| Eric Harper|
Eric Tristram Harper (1 December 1877 – 30 April 1918) was a New Zealand sportsman, who is most notable for playing rugby union for the New Zealand national rugby union team and in 1905 became one of the Original All Blacks when he toured Britain and Ireland with Dave Gallaher's team.
A keen athlete, Harper was a hurdler at national level, and also played cricket representing Canterbury. In 1918, while serving in the New Zealand Expeditionary Force during World War I, he was killed in action in Jerusalem; becoming one of 11 New Zealand rugby internationals to die during the conflict.
Eric Harper Wikipedia
Harper was born in the Christchurch suburb of Papanui in 1877 into a prominent pioneering family: his grandfather was Henry Harper, the first bishop of Christchurch; one of his uncles was Leonard Harper, a New Zealand member of Parliament; and his father was Sir George Harper, a prominent lawyer. He was educated at Christchurch Boys' High School. A sportsman of some note he won the first national track title in 1901 in the 440 yards hurdle and the next year won the 880 yards hurdles. Harper was also a keen mountaineer and made important discoveries in the Southern Alps.
With the outbreak of the First World War, Harper joined the New Zealand Expeditionary Force, a military unit sent from New Zealand to fight for the British. Reaching the rank of Sergeant Major he served in the Canterbury Mounted Rifles division and was posted to Palestine. On 30 April 1918, while his unit was coming under artillery bombardment in Jerusalem, he attempted to quiet horses and was killed in the attack. He is commemorated at the Jerusalem Memorial in Israel.
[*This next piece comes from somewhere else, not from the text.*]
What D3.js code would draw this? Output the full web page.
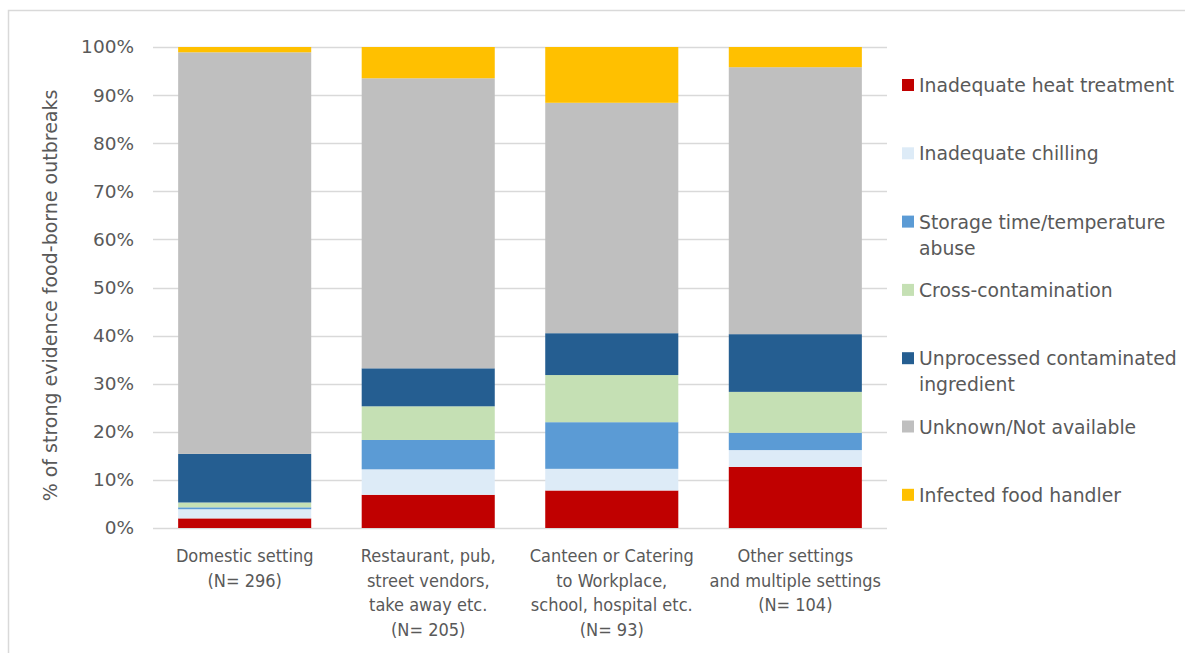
<!DOCTYPE html>
<html><head><meta charset="utf-8">
<script src="https://cdn.jsdelivr.net/npm/d3@7"></script>
<style>
html,body{margin:0;padding:0;background:#fff;}
text{font-family:"DejaVu Sans",Verdana,sans-serif;fill:#595959;}
</style></head>
<body>
<svg id="chart" width="1185" height="653"></svg>
<script>
// ---- data ----
const categories = [
  ["Domestic setting", "(N= 296)"],
  ["Restaurant, pub,", "street vendors,", "take away etc.", "(N= 205)"],
  ["Canteen or Catering", "to Workplace,", "school, hospital etc.", "(N= 93)"],
  ["Other settings", "and multiple settings", "(N= 104)"]
];
const seriesNames = [
  "Inadequate heat treatment",
  "Inadequate chilling",
  "Storage time/temperature abuse",
  "Cross-contamination",
  "Unprocessed contaminated ingredient",
  "Unknown/Not available",
  "Infected food handler"
];
const legendLines = [
  ["Inadequate heat treatment"],
  ["Inadequate chilling"],
  ["Storage time/temperature", "abuse"],
  ["Cross-contamination"],
  ["Unprocessed contaminated", "ingredient"],
  ["Unknown/Not available"],
  ["Infected food handler"]
];
const colors = ["#C00000", "#DDEBF7", "#5B9BD5", "#C5E0B4", "#255E91", "#BFBFBF", "#FFC000"];
// values in % per category, in series order
const heatTreatment   = [2.0, 6.9, 7.8, 12.7];
const chilling        = [1.9, 5.3, 4.5, 3.5];
const storageAbuse    = [0.4, 6.1, 9.7, 3.6];
const crossContam     = [1.0, 7.0, 9.8, 8.5];
const unprocessed     = [10.1, 7.9, 8.7, 12.0];
const unknown         = [83.5, 60.3, 47.9, 55.5];
const infectedHandler = [1.1, 6.5, 11.6, 4.2];
const yTicks = [0, 10, 20, 30, 40, 50, 60, 70, 80, 90, 100];
const yTitle = "% of strong evidence food-borne outbreaks";

const seriesValues = [heatTreatment, chilling, storageAbuse, crossContam, unprocessed, unknown, infectedHandler];
const table = categories.map((c, i) => {
  const row = {key: i};
  seriesNames.forEach((s, j) => row[s] = seriesValues[j][i]);
  return row;
});

const svg = d3.select("#chart");
// outer frame
svg.append("rect").attr("x", 8.5).attr("y", 10.5).attr("width", 1200).attr("height", 700)
  .attr("fill", "none").attr("stroke", "#D9D9D9").attr("stroke-width", 1.5);

const plotL = 153, plotR = 887, plotT = 47, plotB = 528;
const x = d3.scaleBand().domain(d3.range(categories.length)).range([plotL, plotR]).paddingInner(0.275).paddingOuter(0.137);
const y = d3.scaleLinear().domain([0, 100]).range([plotB, plotT]);

// grid
svg.append("g").selectAll("line").data(yTicks).join("line")
  .attr("x1", plotL).attr("x2", plotR)
  .attr("y1", d => Math.round(y(d)) + 0.5).attr("y2", d => Math.round(y(d)) + 0.5)
  .attr("stroke", "#D9D9D9").attr("stroke-width", 1.3);

// y axis labels
const yAxis = d3.axisLeft(y).tickValues(yTicks).tickFormat(d => d + "%").tickSize(0).tickPadding(0);
const ya = svg.append("g").attr("transform", `translate(134,0)`).call(yAxis);
ya.select(".domain").remove();
ya.selectAll("text").style("font-size", "18.5px").style("font-family", "DejaVu Sans").attr("fill", "#595959");

// stacks
const stack = d3.stack().keys(seriesNames);
const layers = stack(table);
svg.append("g").selectAll("g").data(layers).join("g")
  .attr("fill", (d, i) => colors[i])
  .selectAll("rect").data(d => d).join("rect")
  .attr("x", d => x(d.data.key))
  .attr("width", x.bandwidth())
  .attr("y", d => y(d[1]))
  .attr("height", d => y(d[0]) - y(d[1]));

// category labels
const cat = svg.append("g");
categories.forEach((lines, i) => {
  const cx = x(i) + x.bandwidth() / 2;
  const t = cat.append("text").attr("text-anchor", "middle")
    .attr("x", cx).attr("y", 562)
    .style("font-size", "18px").style("font-family", "'Liberation Sans Narrow','DejaVu Sans Condensed',sans-serif");
  lines.forEach((l, k) => t.append("tspan").attr("x", cx).attr("dy", k === 0 ? 0 : 24.5).text(l));
});

// y title
svg.append("text").attr("transform", `translate(57,${(plotT + plotB) / 2 + 8}) rotate(-90)`)
  .attr("text-anchor", "middle").style("font-size", "19px").text(yTitle);

// legend
const lg = svg.append("g");
legendLines.forEach((lines, i) => {
  const cy = 85 + i * 68.3;
  lg.append("rect").attr("x", 902).attr("y", cy - 6).attr("width", 12).attr("height", 12).attr("fill", colors[i]);
  const t = lg.append("text").attr("x", 919).attr("y", cy + 7).style("font-size", "18.8px");
  lines.forEach((l, k) => t.append("tspan").attr("x", 919).attr("dy", k === 0 ? 0 : 26).text(l));
});
</script>
</body></html>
Harper first came to note as a rugby player when he represented the Christchurch team. In 1900 he was selected to play for Canterbury Province. On 6 August 1904, Harper faced his first international opposition when he played for a combined Canterbury / West Coast team against the touring British Isles team. Seven days later Harper was selected for his first international match for New Zealand, facing the same British Isles team. The game ended in a 9–3 victory for the New Zealand team.
Despite the victory, Harper received mixed reviews, and was not chosen for the preliminary tour of Australia, in preparation for the main tour to Britain and Ireland. When the full squad left for Europe, Harper was amongst the team, but was injured in an early encounter, playing in only four of the first 17 British matches. Though Harper did score a try in the match against Newport. The tour took in six international games, the warm-up in Australia, four matches against the Home Nation teams and a final game in France. Harper was only chosen for the encounter against France, but was part of a high scoring three-quarters line, who managed seven tries and three conversions between the three members. Harper scored two of the tries against France, but never represented his country again.